A Whiff of Whimsy: Falling for Mexico's 'city of love'
*Jakarta Globe, Dec 2009
A country’s first impression is indelible. It leaves an imprint, like a lover’s first kiss. And more often than not, it is never quite what you expect.
When I think of Mexico, I breathe in the fire of the desert earth and the loneliness of immigrants who turn their villages into ghost towns by the borders as they strain toward the American dream. I dream of swirling sands and sad-eyed cows with bony hips, of people worshiping Maria statuettes by roadside altars and the idolatry of robed skeletons.
Then there is the Mexico of the movies. Filled with prayers and drug lords, it is one steeped in religion and violence. What I found in reality was nothing quite so dramatic.
But due to media influence, I was still apprehensive upon arriving in Mexico City and was pleasantly surprised to find an airport better looking than New York’s JFK. The vast modern space of shiny glass and metal was clean and orderly, and my immigration officer said “ bien venida ” (happy arrival) with a smile as we parted ways. At least the movies were right about one thing — the locals are friendly!
Ana, my couchsurfing host, picked me up at the airport in her little white Tsuru. We charged into the oncoming traffic of gold-and-ruby Volkswagen cabs, buses and trucks like an errant bull. “Here we have to fight,” said Ana, motioning to the vehicles zipping by with hardly a flicker of a signal as they overtook and switched lanes, just as they do in Jakarta. I felt at home already.
I pride myself as a culinary explorer. Some people scale mountain peaks for adventure, but I gravitate to whatever crowd is gathering around a street vendor and request the same. Unfortunately, my barely passable Spanish complicates matters as the names of Mexican cuisine are as familiar to me as sand is to an Eskimo. I discovered this dilemma is easily solved by simply pointing or saying “ uno, por favor ” (one, please). I was often left with a fiery breath that could put a dragon to shame. I soon noticed that Mexican dishes are basically different interpretations of the staples of maize and beans, the latter of which can cause enough flatulence to raise a king-size blanket off its sheets.

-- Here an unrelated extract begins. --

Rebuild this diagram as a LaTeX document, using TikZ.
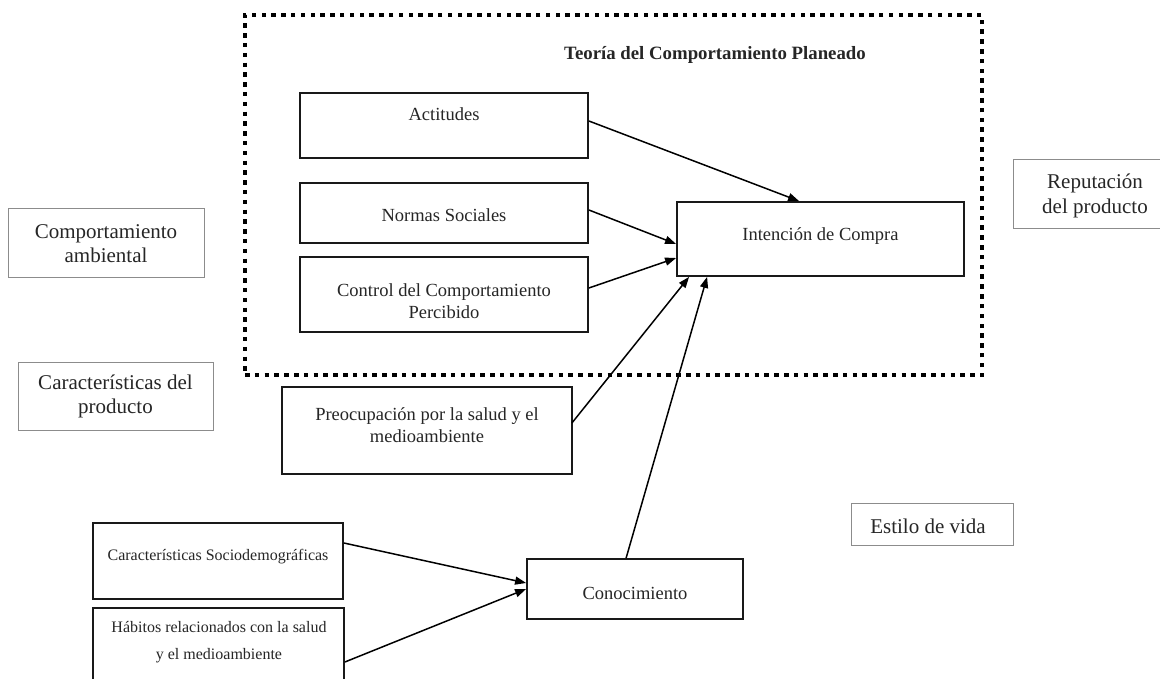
\documentclass[tikz,border=0pt]{standalone}
\usepackage{fontspec}
\setmainfont{Liberation Serif}
\usetikzlibrary{arrows.meta,calc}
\begin{document}
\begin{tikzpicture}[x=1pt,y=-1pt,
  blackbox/.style={draw=black!90,line width=1.8pt,inner sep=0pt},
  graybox/.style={draw=black!45,line width=0.9pt,inner sep=0pt},
  maintext/.style={font=\fontsize{18.5}{22.5}\selectfont,align=center,inner sep=0pt,text=black!85},
  smalltext/.style={font=\fontsize{16}{27}\selectfont,align=center,inner sep=0pt,text=black!85},
  graytext/.style={font=\fontsize{21}{24.5}\selectfont,align=center,inner sep=0pt,text=black!85},
  arr/.style={line width=1.5pt,-{Triangle[length=11pt,width=8pt]}},
  dotbox/.style={draw=black,line width=4.5pt,dash pattern=on 4.5pt off 5.3pt,inner sep=0pt}]
\useasboundingbox (0,0) rectangle (1160,679);
\clip (0,0) rectangle (1160,679);
\fill[white] (0,0) rectangle (1160,679);

% dotted frame
\node[dotbox,minimum width=737pt,minimum height=360pt] (tpb) at (613.5,195) {};
\node[maintext,font=\fontsize{18.8}{22}\selectfont\bfseries] (title) at (715,55) {Teoría del Comportamiento Planeado};

% boxes
\node[blackbox,minimum width=288pt,minimum height=65pt] (act) at (444,125.5) {};
\node[blackbox,minimum width=288pt,minimum height=60pt] (norm) at (444,213) {};
\node[blackbox,minimum width=288pt,minimum height=75pt] (ctrl) at (444,294.5) {};
\node[blackbox,minimum width=287pt,minimum height=74pt] (int) at (820.5,239) {};
\node[blackbox,minimum width=290pt,minimum height=87pt] (preo) at (427,430.5) {};
\node[blackbox,minimum width=250pt,minimum height=76pt] (socio) at (218,561) {};
\node[blackbox,minimum width=251pt,minimum height=92pt] (habit) at (218.5,654) {};
\node[blackbox,minimum width=216pt,minimum height=60pt] (conoc) at (635,589) {};

\node[graybox,minimum width=162pt,minimum height=42pt] (estilo) at (932,524) {};
\node[graybox,minimum width=157pt,minimum height=69pt] (rep) at (1091.5,193.5) {};
\node[graybox,minimum width=196pt,minimum height=69pt] (comp) at (106,242.5) {};
\node[graybox,minimum width=195pt,minimum height=68pt] (carp) at (115.5,396) {};

% texts
\node[maintext] (actT) at (444,114) {Actitudes};
\node[maintext] (normT) at (444,215) {Normas Sociales};
\node[maintext] (ctrlT) at (444,301) {Control del Comportamiento\\Percibido};
\node[maintext] (intT) at (820.5,236) {Intención de Compra};
\node[maintext] (preoT) at (427,425) {Preocupación por la salud y el\\medioambiente};
\node[smalltext] (socioT) at (218,557) {Características Sociodemográficas};
\node[smalltext] (habitT) at (219,642) {Hábitos relacionados con la salud\\y el medioambiente};
\node[maintext] (conocT) at (635,593) {Conocimiento};
\node[graytext] (estiloT) at (928,526) {Estilo de vida};
\node[graytext] (repT) at (1095,196) {Reputación\\del producto};
\node[graytext] (compT) at (106,243.5) {Comportamiento\\ambiental};
\node[graytext] (carpT) at (115.5,396.5) {Características del\\producto};

% connectors
\draw[arr] ($(act.east)+(0,-4.5)$) -- ($(int.north west)+(123,0)$);
\draw[arr] ($(norm.east)+(0,-3)$) -- ($(int.west)+(0,5)$);
\draw[arr] ($(ctrl.east)+(0,-6.5)$) -- ($(int.west)+(0,19)$);
\draw[arr] ($(preo.east)+(-1,-7.5)$) -- ($(int.south west)+(13,0)$);
\draw[arr] ($(conoc.north west)+(100,0)$) -- ($(int.south west)+(31,0)$);
\draw[arr] ($(socio.east)+(0,-18)$) -- ($(conoc.west)+(0,-6)$);
\draw[arr] ($(habit.east)+(0,8)$) -- ($(conoc.west)+(0,0)$);
\end{tikzpicture}
\end{document}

Ana lives in the Perralvillo area, where the surrounding streets have names like Beethoven, Wagner and Caruso. In the mornings, the narrow street near Beethoven market was jam-packed with cars of all shapes and sizes, and in various states of disrepair. Mahogany-skinned men were at work, repainting the vehicles. They had taken over the street.
In Ana’s neighborhood, food vendors lined the sidewalks, a stone’s throw away from each other. Around them the elderly congregated, children played and women chattered. There I was, bearing witness to the country’s culture of three C’s: cars, Catholics and communal gatherings.
Ana estimated that there were 20 million people living in the massive urban sprawl. With such a dense population, there is no room for personal space. Bumping, grazing, knocking and colliding into people on the streets is as normal as breathing. Doing so while standing still, I discovered, was also entirely possible. I only started fretting about the remnants of swine flu when I saw a herd of pigs transported on an open truck through the center of town.
I fretted for nothing. Like the airport, the city was spotless. The roads were devoid of trash despite the high number of bodies and the lack of dustbins. Furthermore, the presence of paupers was as rare as blondes in the city of darkly coiffed Latinos. I had stumbled over more beggars on sunny San Diego’s sidewalks. In their place were lovers abound, from youths to geriatrics, displaying their desire for each other in every public place imaginable. Mexico City seems to have overtaken Paris as the “City of Love.”
Performing the most minimal of my duties as a tourist, I visited La Casa Azul, otherwise known as the Frida Kahlo Museum. It is named for the vibrant blue of the home where the unibrowed painter and her lover Diego Rivera resided for 25 years. It was full of the usual paraphernalia of such famous artists, such as a letter of gratitude to Albert Einstein and a portrait of Diego by Italian artist Modigliani.
But what I found most interesting was a sketch by Frida called “Ruina” (Ruin). “For Diego,” she had written in the corner. The pencil sketch of a cracked face was Frida’s reproach of her husband’s womanizing.
Yet theirs was a great love and artistic alliance that survived the distress of infidelities. Looking at the lovers on the streets of Mexico City, it isn’t hard to imagine them sharing the same fate, even as commoners.
My first impressions of Mexico may not have been filled with the madness and mayhem promised by the silver screen. Hollywood is allowed her hyperbole but I prefer Mexico just as she is.